# [WRITTEN EXERCISE]
Repeat the material below exactly, with no pictures.

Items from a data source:
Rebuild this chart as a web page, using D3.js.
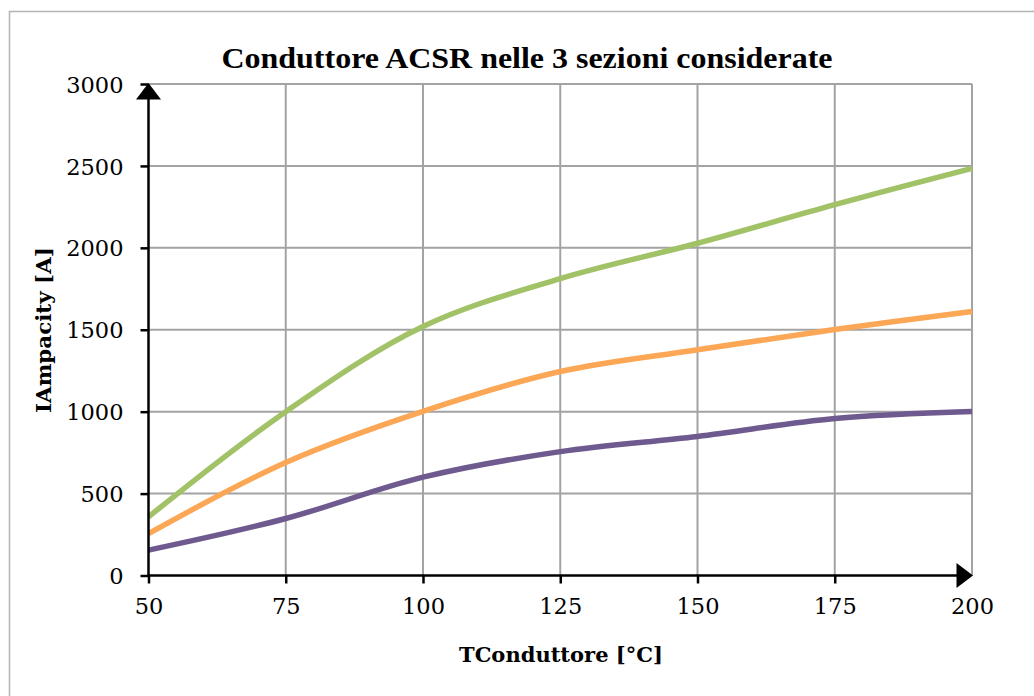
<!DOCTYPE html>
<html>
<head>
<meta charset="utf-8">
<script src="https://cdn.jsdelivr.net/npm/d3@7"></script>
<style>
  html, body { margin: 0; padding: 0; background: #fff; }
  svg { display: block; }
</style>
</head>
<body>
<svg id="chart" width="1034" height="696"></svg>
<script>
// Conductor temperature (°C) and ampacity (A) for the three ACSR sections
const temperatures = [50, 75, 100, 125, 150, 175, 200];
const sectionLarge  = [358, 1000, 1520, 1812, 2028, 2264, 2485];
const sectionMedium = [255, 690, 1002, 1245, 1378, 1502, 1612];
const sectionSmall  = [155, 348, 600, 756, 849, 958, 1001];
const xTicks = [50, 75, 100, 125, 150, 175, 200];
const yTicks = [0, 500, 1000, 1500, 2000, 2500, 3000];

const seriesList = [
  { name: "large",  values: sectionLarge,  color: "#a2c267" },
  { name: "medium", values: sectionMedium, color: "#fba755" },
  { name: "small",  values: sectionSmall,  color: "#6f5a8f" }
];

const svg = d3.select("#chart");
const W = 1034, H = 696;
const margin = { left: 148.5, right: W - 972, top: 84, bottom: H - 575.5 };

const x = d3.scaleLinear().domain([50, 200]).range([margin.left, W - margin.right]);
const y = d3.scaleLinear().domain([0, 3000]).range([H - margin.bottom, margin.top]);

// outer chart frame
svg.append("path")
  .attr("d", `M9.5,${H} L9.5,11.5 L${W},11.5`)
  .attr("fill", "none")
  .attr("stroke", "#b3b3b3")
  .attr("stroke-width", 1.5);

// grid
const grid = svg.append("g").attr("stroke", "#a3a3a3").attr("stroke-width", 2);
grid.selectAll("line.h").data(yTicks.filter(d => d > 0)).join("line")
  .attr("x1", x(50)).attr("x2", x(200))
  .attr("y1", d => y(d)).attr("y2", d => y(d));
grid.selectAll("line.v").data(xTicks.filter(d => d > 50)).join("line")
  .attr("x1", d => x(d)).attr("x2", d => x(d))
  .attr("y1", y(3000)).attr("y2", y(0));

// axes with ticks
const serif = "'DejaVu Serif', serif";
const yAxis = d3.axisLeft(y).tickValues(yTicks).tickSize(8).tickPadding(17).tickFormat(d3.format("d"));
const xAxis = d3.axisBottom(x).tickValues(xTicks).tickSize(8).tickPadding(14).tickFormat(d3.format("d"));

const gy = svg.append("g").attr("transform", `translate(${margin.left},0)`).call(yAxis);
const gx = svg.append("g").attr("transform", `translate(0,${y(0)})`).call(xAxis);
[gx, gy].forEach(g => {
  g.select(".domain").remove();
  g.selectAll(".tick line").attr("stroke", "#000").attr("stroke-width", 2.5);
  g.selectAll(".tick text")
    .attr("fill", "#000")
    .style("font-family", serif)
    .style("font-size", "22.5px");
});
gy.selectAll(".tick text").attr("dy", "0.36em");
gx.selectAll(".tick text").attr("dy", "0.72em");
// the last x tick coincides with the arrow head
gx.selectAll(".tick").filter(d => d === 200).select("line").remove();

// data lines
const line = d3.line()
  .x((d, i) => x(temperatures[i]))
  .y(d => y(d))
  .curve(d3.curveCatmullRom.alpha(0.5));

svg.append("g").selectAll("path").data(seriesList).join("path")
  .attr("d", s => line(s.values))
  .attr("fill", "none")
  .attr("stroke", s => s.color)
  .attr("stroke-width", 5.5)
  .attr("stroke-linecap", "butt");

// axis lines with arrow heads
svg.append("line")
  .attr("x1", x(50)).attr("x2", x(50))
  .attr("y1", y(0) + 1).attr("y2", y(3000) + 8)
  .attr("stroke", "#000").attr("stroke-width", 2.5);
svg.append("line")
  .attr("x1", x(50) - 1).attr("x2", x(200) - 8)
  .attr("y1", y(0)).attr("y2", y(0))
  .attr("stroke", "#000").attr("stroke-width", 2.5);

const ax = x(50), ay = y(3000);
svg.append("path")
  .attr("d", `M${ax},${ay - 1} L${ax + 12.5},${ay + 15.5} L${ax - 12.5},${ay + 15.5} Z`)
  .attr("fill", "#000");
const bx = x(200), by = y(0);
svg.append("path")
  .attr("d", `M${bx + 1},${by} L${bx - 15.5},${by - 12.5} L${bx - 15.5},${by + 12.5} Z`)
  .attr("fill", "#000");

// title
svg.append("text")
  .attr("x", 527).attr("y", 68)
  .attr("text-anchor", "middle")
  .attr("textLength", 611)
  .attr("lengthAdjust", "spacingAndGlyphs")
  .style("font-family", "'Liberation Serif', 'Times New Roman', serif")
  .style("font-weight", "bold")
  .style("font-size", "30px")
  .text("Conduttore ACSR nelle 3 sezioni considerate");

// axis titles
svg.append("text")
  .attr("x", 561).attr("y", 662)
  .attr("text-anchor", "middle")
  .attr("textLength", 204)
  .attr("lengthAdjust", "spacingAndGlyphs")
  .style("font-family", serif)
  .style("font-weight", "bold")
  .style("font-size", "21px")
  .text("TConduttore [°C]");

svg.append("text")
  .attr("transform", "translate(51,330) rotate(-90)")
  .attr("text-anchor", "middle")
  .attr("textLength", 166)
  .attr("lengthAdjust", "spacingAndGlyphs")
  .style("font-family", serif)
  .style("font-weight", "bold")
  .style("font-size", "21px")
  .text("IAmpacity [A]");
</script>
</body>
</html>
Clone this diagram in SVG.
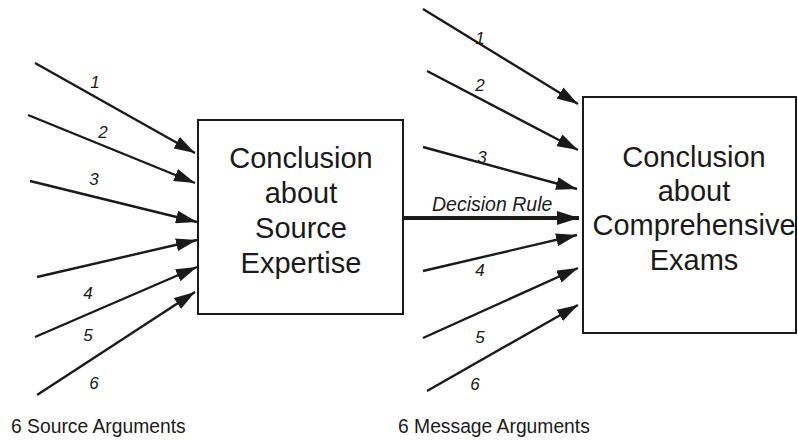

# [CORRECT ANSWER]
Rebuild this chart as a web page, using D3.js.
<!DOCTYPE html>
<html>
<head>
<meta charset="utf-8">
<script src="https://cdn.jsdelivr.net/npm/d3@7"></script>
<style>
  html, body { margin: 0; padding: 0; background: #fff; }
  svg { display: block; }
</style>
</head>
<body>
<svg id="chart" width="1034" height="696"></svg>
<script>
// Conductor temperature (°C) and ampacity (A) for the three ACSR sections
const temperatures = [50, 75, 100, 125, 150, 175, 200];
const sectionLarge  = [358, 1000, 1520, 1812, 2028, 2264, 2485];
const sectionMedium = [255, 690, 1002, 1245, 1378, 1502, 1612];
const sectionSmall  = [155, 348, 600, 756, 849, 958, 1001];
const xTicks = [50, 75, 100, 125, 150, 175, 200];
const yTicks = [0, 500, 1000, 1500, 2000, 2500, 3000];

const seriesList = [
  { name: "large",  values: sectionLarge,  color: "#a2c267" },
  { name: "medium", values: sectionMedium, color: "#fba755" },
  { name: "small",  values: sectionSmall,  color: "#6f5a8f" }
];

const svg = d3.select("#chart");
const W = 1034, H = 696;
const margin = { left: 148.5, right: W - 972, top: 84, bottom: H - 575.5 };

const x = d3.scaleLinear().domain([50, 200]).range([margin.left, W - margin.right]);
const y = d3.scaleLinear().domain([0, 3000]).range([H - margin.bottom, margin.top]);

// outer chart frame
svg.append("path")
  .attr("d", `M9.5,${H} L9.5,11.5 L${W},11.5`)
  .attr("fill", "none")
  .attr("stroke", "#b3b3b3")
  .attr("stroke-width", 1.5);

// grid
const grid = svg.append("g").attr("stroke", "#a3a3a3").attr("stroke-width", 2);
grid.selectAll("line.h").data(yTicks.filter(d => d > 0)).join("line")
  .attr("x1", x(50)).attr("x2", x(200))
  .attr("y1", d => y(d)).attr("y2", d => y(d));
grid.selectAll("line.v").data(xTicks.filter(d => d > 50)).join("line")
  .attr("x1", d => x(d)).attr("x2", d => x(d))
  .attr("y1", y(3000)).attr("y2", y(0));

// axes with ticks
const serif = "'DejaVu Serif', serif";
const yAxis = d3.axisLeft(y).tickValues(yTicks).tickSize(8).tickPadding(17).tickFormat(d3.format("d"));
const xAxis = d3.axisBottom(x).tickValues(xTicks).tickSize(8).tickPadding(14).tickFormat(d3.format("d"));

const gy = svg.append("g").attr("transform", `translate(${margin.left},0)`).call(yAxis);
const gx = svg.append("g").attr("transform", `translate(0,${y(0)})`).call(xAxis);
[gx, gy].forEach(g => {
  g.select(".domain").remove();
  g.selectAll(".tick line").attr("stroke", "#000").attr("stroke-width", 2.5);
  g.selectAll(".tick text")
    .attr("fill", "#000")
    .style("font-family", serif)
    .style("font-size", "22.5px");
});
gy.selectAll(".tick text").attr("dy", "0.36em");
gx.selectAll(".tick text").attr("dy", "0.72em");
// the last x tick coincides with the arrow head
gx.selectAll(".tick").filter(d => d === 200).select("line").remove();

// data lines
const line = d3.line()
  .x((d, i) => x(temperatures[i]))
  .y(d => y(d))
  .curve(d3.curveCatmullRom.alpha(0.5));

svg.append("g").selectAll("path").data(seriesList).join("path")
  .attr("d", s => line(s.values))
  .attr("fill", "none")
  .attr("stroke", s => s.color)
  .attr("stroke-width", 5.5)
  .attr("stroke-linecap", "butt");

// axis lines with arrow heads
svg.append("line")
  .attr("x1", x(50)).attr("x2", x(50))
  .attr("y1", y(0) + 1).attr("y2", y(3000) + 8)
  .attr("stroke", "#000").attr("stroke-width", 2.5);
svg.append("line")
  .attr("x1", x(50) - 1).attr("x2", x(200) - 8)
  .attr("y1", y(0)).attr("y2", y(0))
  .attr("stroke", "#000").attr("stroke-width", 2.5);

const ax = x(50), ay = y(3000);
svg.append("path")
  .attr("d", `M${ax},${ay - 1} L${ax + 12.5},${ay + 15.5} L${ax - 12.5},${ay + 15.5} Z`)
  .attr("fill", "#000");
const bx = x(200), by = y(0);
svg.append("path")
  .attr("d", `M${bx + 1},${by} L${bx - 15.5},${by - 12.5} L${bx - 15.5},${by + 12.5} Z`)
  .attr("fill", "#000");

// title
svg.append("text")
  .attr("x", 527).attr("y", 68)
  .attr("text-anchor", "middle")
  .attr("textLength", 611)
  .attr("lengthAdjust", "spacingAndGlyphs")
  .style("font-family", "'Liberation Serif', 'Times New Roman', serif")
  .style("font-weight", "bold")
  .style("font-size", "30px")
  .text("Conduttore ACSR nelle 3 sezioni considerate");

// axis titles
svg.append("text")
  .attr("x", 561).attr("y", 662)
  .attr("text-anchor", "middle")
  .attr("textLength", 204)
  .attr("lengthAdjust", "spacingAndGlyphs")
  .style("font-family", serif)
  .style("font-weight", "bold")
  .style("font-size", "21px")
  .text("TConduttore [°C]");

svg.append("text")
  .attr("transform", "translate(51,330) rotate(-90)")
  .attr("text-anchor", "middle")
  .attr("textLength", 166)
  .attr("lengthAdjust", "spacingAndGlyphs")
  .style("font-family", serif)
  .style("font-weight", "bold")
  .style("font-size", "21px")
  .text("IAmpacity [A]");
</script>
</body>
</html>
Clone this diagram in SVG.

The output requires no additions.